7 thoughts on “World changing

  1. i have been housebound for quite a few years now,and i agree with all you say,i feel the same way as you do,its others that have a problem with it, i can accept it,they cant.

    Liked by 1 person

  2. Thank you for writing this post! Your list is bang on right and is exactly how I am trying to see things. I started my book blog a couple of months ago so that I had a project I could work on during the day to give me some kind of normality and structure, and as a way of making contact with the outside world. I’m still struggling to come to terms with my diagnosis but I’m determined to make the best of things and so within the very harsh limits of my condition I’m doing as much as I can to have a good life with my husband. I’m not yet ready to speak openly about my life as it is now, I was only diagnosed a few months ago and then within weeks needed urgent and major neurosurgery, which I’m still recovering from. I feel like my husband and I need time to get our heads round it all and then I will be able to be more open about it all. Although my diagnosis is different to yours, there are a lot of cross overs and your posts are helping me so much. Thank you.

    Liked by 1 person

    • Take as long as you need, we are all different in how long that takes. Don’t try and rush yourself as although you are very much alive, you have to grieve for the life you lost. I strongly believe that normality is the first step in just living again. Creating your own structure and routine that works with your health and your ambitions, it is vital. We all get it wrong at times, so don’t be too hard on yourself, if things don’t work, tear it up and start again.
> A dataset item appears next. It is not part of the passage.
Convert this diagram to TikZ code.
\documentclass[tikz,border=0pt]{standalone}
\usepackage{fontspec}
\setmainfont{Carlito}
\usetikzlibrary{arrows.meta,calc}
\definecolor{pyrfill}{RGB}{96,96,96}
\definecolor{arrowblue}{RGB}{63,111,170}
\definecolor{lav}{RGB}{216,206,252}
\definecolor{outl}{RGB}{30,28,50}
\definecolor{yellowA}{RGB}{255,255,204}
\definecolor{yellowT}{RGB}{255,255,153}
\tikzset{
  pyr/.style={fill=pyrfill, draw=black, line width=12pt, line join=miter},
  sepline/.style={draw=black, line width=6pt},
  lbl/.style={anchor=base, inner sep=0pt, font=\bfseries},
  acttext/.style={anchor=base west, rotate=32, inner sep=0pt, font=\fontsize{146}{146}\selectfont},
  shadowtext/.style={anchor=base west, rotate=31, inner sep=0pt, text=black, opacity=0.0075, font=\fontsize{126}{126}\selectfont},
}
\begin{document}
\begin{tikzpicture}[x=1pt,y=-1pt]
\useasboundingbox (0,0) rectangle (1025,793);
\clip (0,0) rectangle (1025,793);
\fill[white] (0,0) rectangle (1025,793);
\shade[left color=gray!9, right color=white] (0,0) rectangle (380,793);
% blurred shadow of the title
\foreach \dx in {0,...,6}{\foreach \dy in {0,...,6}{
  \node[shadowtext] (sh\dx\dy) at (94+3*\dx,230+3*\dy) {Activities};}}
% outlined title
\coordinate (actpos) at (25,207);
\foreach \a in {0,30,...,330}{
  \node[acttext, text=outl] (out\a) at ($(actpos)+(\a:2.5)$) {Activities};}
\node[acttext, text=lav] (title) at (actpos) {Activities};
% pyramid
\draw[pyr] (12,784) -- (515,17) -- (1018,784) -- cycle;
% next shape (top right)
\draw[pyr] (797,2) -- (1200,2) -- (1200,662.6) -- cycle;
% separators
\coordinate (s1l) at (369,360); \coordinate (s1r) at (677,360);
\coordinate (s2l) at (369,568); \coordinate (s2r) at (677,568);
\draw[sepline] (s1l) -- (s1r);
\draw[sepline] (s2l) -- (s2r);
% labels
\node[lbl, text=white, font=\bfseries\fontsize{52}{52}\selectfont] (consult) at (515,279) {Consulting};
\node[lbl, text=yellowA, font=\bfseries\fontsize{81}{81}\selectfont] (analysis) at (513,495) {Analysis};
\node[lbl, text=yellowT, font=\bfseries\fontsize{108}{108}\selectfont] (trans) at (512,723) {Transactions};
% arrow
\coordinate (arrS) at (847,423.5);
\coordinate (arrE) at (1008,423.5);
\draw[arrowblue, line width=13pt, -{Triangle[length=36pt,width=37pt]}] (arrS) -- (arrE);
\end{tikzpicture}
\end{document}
      You are so right about sorting out a new life with your husband, he too is grieving right now. Adam and I had to work through it all too. We’d only been married 2 years when it all went pear-shaped. 13 years on, we are still totally in love and those hiccups caused by my health are behind us. Like everything in life you have to get the foundations right, if it’s going to stand the test of time. It is without a doubt the most important relationship you will ever have and deserves every minute of your time right now.

      Take care of yourself and your husband 🙂

      Like

  3. It’s great that you have found your acceptance. I haven’t yet. I am far from housebound and I can go to work a little, but I get very tired and my energy is split between work and my daughter. I struggle to accept the opportunities I”ve lost and the identity that went along with my job and the loss of that. Still on the path I suppose!